David Thomson, journaliste et auteur d’un livre sur le sujet, explique les conditions dans lesquelles ces jeunes filles, âgées de 14 à 30 ans, partent en Syrie, et leur rôle, une fois sur place.
Combien y a-t-il de Françaises parties faire le djihad en Syrie selon vous?
On est sur une fourchette de 100-150 femmes et enfants, aux côtés de 300 combattants français installés en Syrie. C’est un chiffre qui se stabilise ces derniers mois avec les départs et les décès.
Dans quelles conditions partent-elles?
Il est important de savoir qu’elles ne peuvent partir qu’à travers le mariage. Trois scénarios sont possibles. D’abord, il y a celles qui obtiennent une promesse de mariage d’un djihadiste français qui est déjà sur place. La plupart du temps, ça se fait sur Skype ou via les réseaux sociaux. Elles partent seules mais retrouvent leur mari sur place. Une fois qu’elles sont arrivées, leurs futurs époux appellent la famille restée en France et demandent l’autorisation de mariage au père. Si ce dernier refuse, les djihadistes contestent sa légitimité de tuteur, qui devient un mécréant à leurs yeux. Ensuite, il y a les femmes déjà mariées avec un djihadiste qui partent avec les enfants en Syrie. Et puis il y a celles qui se marient sur le sol français dans le but de partir en Syrie.
Comment sont-elles recrutées?
Essentiellement via les réseaux sociaux, notamment Facebook, ou via Skype. Là, elles s’échangent des textes religieux, des vidéos, se donnent des conseils et s’encouragent mutuellement à partir. Les femmes installées en Syrie vont avoir un rôle d’entremetteuse, de facilitatrice entre celles qui sont en France et les djihadistes sur place. Sur Facebook, elles vont poster des petites annonces de promesses de mariage. Il faut savoir que les djihadistes français installés là-bas ne sont pas en contact avec les Syriennes et ne parlent pas arabe. C’est pour ça qu’ils font venir des femmes de France pour constituer une communauté française en Syrie.
Une enquête a été ouverte après la disparition d’une jeune fille de 14 ans à Argenteuil, soupçonnée d’être partie en Syrie. Comment expliquez-vous qu’une adolescente ait envie de partir au djihad?
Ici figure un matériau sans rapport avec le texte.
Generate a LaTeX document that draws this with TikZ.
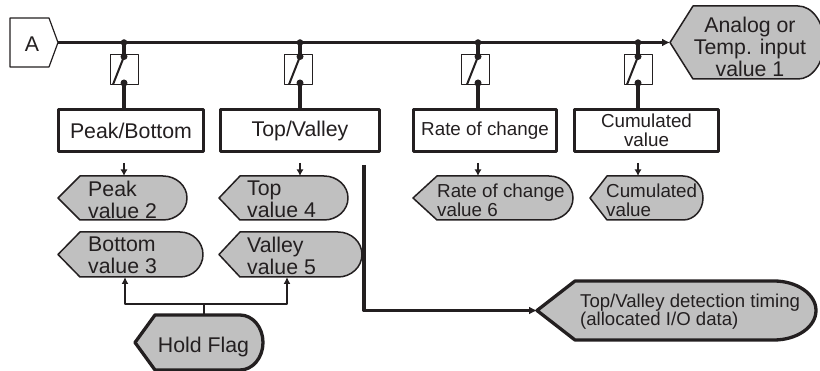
\documentclass[tikz,border=0pt]{standalone}
\usepackage{fontspec}
\setmainfont{Liberation Sans}
\usetikzlibrary{arrows.meta}
\definecolor{ink}{RGB}{35,31,32}
\definecolor{shade}{RGB}{192,192,192}
% name, tip x, top y, bottom y, right x, point depth, round radius, style
\newcommand\outshape[8]{%
  \path[#8] (#2,{(#3+#4)/2}) -- ({#2+#6},#3) -- ({#5-#7},#3)
     arc[start angle=-90,end angle=90,x radius=#7,y radius={(#4-#3)/2}]
     -- ({#2+#6},#4) -- cycle;
  \coordinate (#1-tip) at (#2,{(#3+#4)/2});
}
\begin{document}
\begin{tikzpicture}[x=1pt,y=-1pt,line join=round,
  bus/.style={draw=ink,line width=3.5pt},
  thinline/.style={draw=ink,line width=1.2pt},
  slash/.style={draw=ink,line width=2pt},
  fbox/.style={draw=ink,line width=3.3pt,fill=white,inner sep=0pt,minimum height=42pt},
  swbox/.style={draw=ink,line width=1.1pt,minimum width=28pt,minimum height=30pt,inner sep=0pt},
  outline/.style={draw=ink,fill=shade,line width=1.5pt},
  boldoutline/.style={draw=ink,fill=shade,line width=3.3pt},
  bigtxt/.style={text=ink,font=\fontsize{21.3}{22}\selectfont,inner sep=0pt},
  smalltxt/.style={text=ink,font=\fontsize{18.8}{19}\selectfont,inner sep=0pt},
  dot/.style={circle,fill=ink,inner sep=0pt,minimum size=7pt},
  jdot/.style={circle,fill=ink,inner sep=0pt,minimum size=6.5pt},
  downarr/.style={draw=ink,line width=2.4pt,-{Latex[length=6.5pt,width=7pt]}},
  uparr/.style={draw=ink,line width=2.3pt,-{Latex[length=7pt,width=7pt]}},
  busarr/.style={bus,-{Latex[length=8pt,width=8pt]}}]
\useasboundingbox (0,0) rectangle (820,371);

% input A
\path[thinline,fill=white] (10,18) -- (49,18) -- (58,42.5) -- (49,67) -- (10,67) -- cycle;
\coordinate (A-tip) at (58,42.5);
\node[bigtxt,anchor=base] (A) at (32,52) {A};

% analog output
\outshape{analog}{670}{6}{79}{824}{23}{26}{outline}
\node[bigtxt,align=center] (analogt) at (750,46.4) {Analog or\\Temp. input\\value 1};

% main bus
\draw[busarr] (A-tip) -- (analog-tip);

% junctions and switches
\foreach \n/\X/\bx in {1/124/124.5,2/300/298.5,3/478/475.5,4/638/638.5}{
  \node[jdot] (j\n) at (\X,42.5) {};
  \node[swbox] (sw\n) at (\bx,69.5) {};
  \node[dot] (s\n t) at (\X,56.5) {};
  \node[dot] (s\n b) at (\X,83) {};
  \coordinate (s\n e) at (\X-11,84.5);
}

% function boxes
\node[fbox,bigtxt,minimum width=145pt] (pb) at (131,130.5) {Peak/Bottom};
\node[fbox,bigtxt,minimum width=159pt] (tv) at (300,130.5) {Top/Valley};
\node[fbox,smalltxt,minimum width=143pt] (rc) at (485,130.5) {Rate of change};
\node[fbox,smalltxt,minimum width=144pt,align=center] (cv) at (646.5,130.5) {Cumulated\\value};

\foreach \n/\b in {1/pb,2/tv,3/rc,4/cv}{
  \draw[bus] (j\n.center) -- (s\n t.center);
  \draw[slash] (s\n t.center) -- (s\n e);
  \draw[bus] (s\n b.center) -- (s\n b |- \b.north);
}

% output values
\outshape{peak}{58}{176}{220}{187}{22}{24}{outline}
\node[bigtxt,anchor=west,align=left] (peakt) at (88,199.4) {Peak\\value 2};
\outshape{bottom}{58}{232}{277}{203}{22}{23}{outline}
\node[bigtxt,anchor=west,align=left] (bottomt) at (88,255.4) {Bottom\\value 3};
\outshape{top}{219}{176}{220}{348}{21}{24}{outline}
\node[bigtxt,anchor=west,align=left] (topt) at (247,199.4) {Top\\value 4};
\outshape{valley}{219}{232}{277}{362}{21}{24}{outline}
\node[bigtxt,anchor=west,align=left] (valleyt) at (247,255.4) {Valley\\value 5};
\outshape{rate}{413}{176}{220}{573}{24}{24}{outline}
\node[smalltxt,anchor=west,align=left] (ratet) at (437,200) {Rate of change\\value 6};
\outshape{cum}{590}{176}{220}{703}{17}{20}{outline}
\node[smalltxt,anchor=west,align=left] (cumt) at (606,200) {Cumulated\\value};

% small arrows from boxes to values
\coordinate (peak-n) at (124,176);
\coordinate (top-n) at (300,176);
\coordinate (rate-n) at (478,176);
\coordinate (cum-n) at (638,176);
\foreach \s/\v in {s1b/peak,s2b/top,s3b/rate,s4b/cum}{
  \draw[downarr] (\s |- 0,163) -- (\v-n);
}

% hold flag
\outshape{hold}{135}{315}{370}{263}{20}{23}{boldoutline}
\node[bigtxt,anchor=base] (holdt) at (203.5,353) {Hold Flag};
\coordinate (hold-n) at (204,315);
\coordinate (hj) at (204,304);
\coordinate (bottom-s) at (125,277);
\coordinate (valley-s) at (287,277);
\draw[thinline] (hold-n) -- (hj);
\draw[uparr] (hj) -| (bottom-s);
\draw[uparr] (hj) -| (valley-s);

% top/valley detection timing
\outshape{tvd}{537}{281}{340}{816}{38}{42}{boldoutline}
\node[text=ink,font=\fontsize{18.6}{18}\selectfont,inner sep=0pt,anchor=west,align=left] (tvdt) at (580,311.2) {Top/Valley detection timing\\(allocated I/O data)};
\coordinate (tvs) at (364,165);
\draw[busarr] (tvs) |- (tvd-tip);
\end{tikzpicture}
\end{document}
Ce sont des cas minoritaires mais très médiatiques. Elles doivent être une quinzaine au total. En général, elles sont bonnes élèves, sans problème, leur entourage n’est pas pratiquant. Et la famille n’est pas du tout consciente de leurs intentions djihadistes. Le pouvoir de la prédication djihadiste sur Facebook est pourtant très important. Il y a un réel effet de fascination face aux textes de grands djihadistes, aux vidéos qui expliquent pourquoi elles doivent absolument partir en Syrie. Une fois là-bas, elles pensent qu’elles pourront bénéficier des faveurs du martyr. Elles croient que leur mari, mort au combat, pourra les faire entrer au paradis.
Que est leur rôle en Syrie, sur le terrain?
Dès leur arrivée, elles suivent un entraînement de trois semaines environ. Là, elles apprennent à manier des armes, du type Kalachnikov, fusil, pistolet, etc. Mais attention, elles ne sont pas destinées à se battre. Elles apprennent seulement à se défendre en cas de situation extrême. Sinon, au quotidien, elles s’occupent de leur mari et de leurs enfants. Elle joue le même rôle qu’elle aurait eu en France. Comme le disent les djihadistes eux-mêmes: «Elles élèvent les futurs lions de l’Islam dans l’amour du djihad».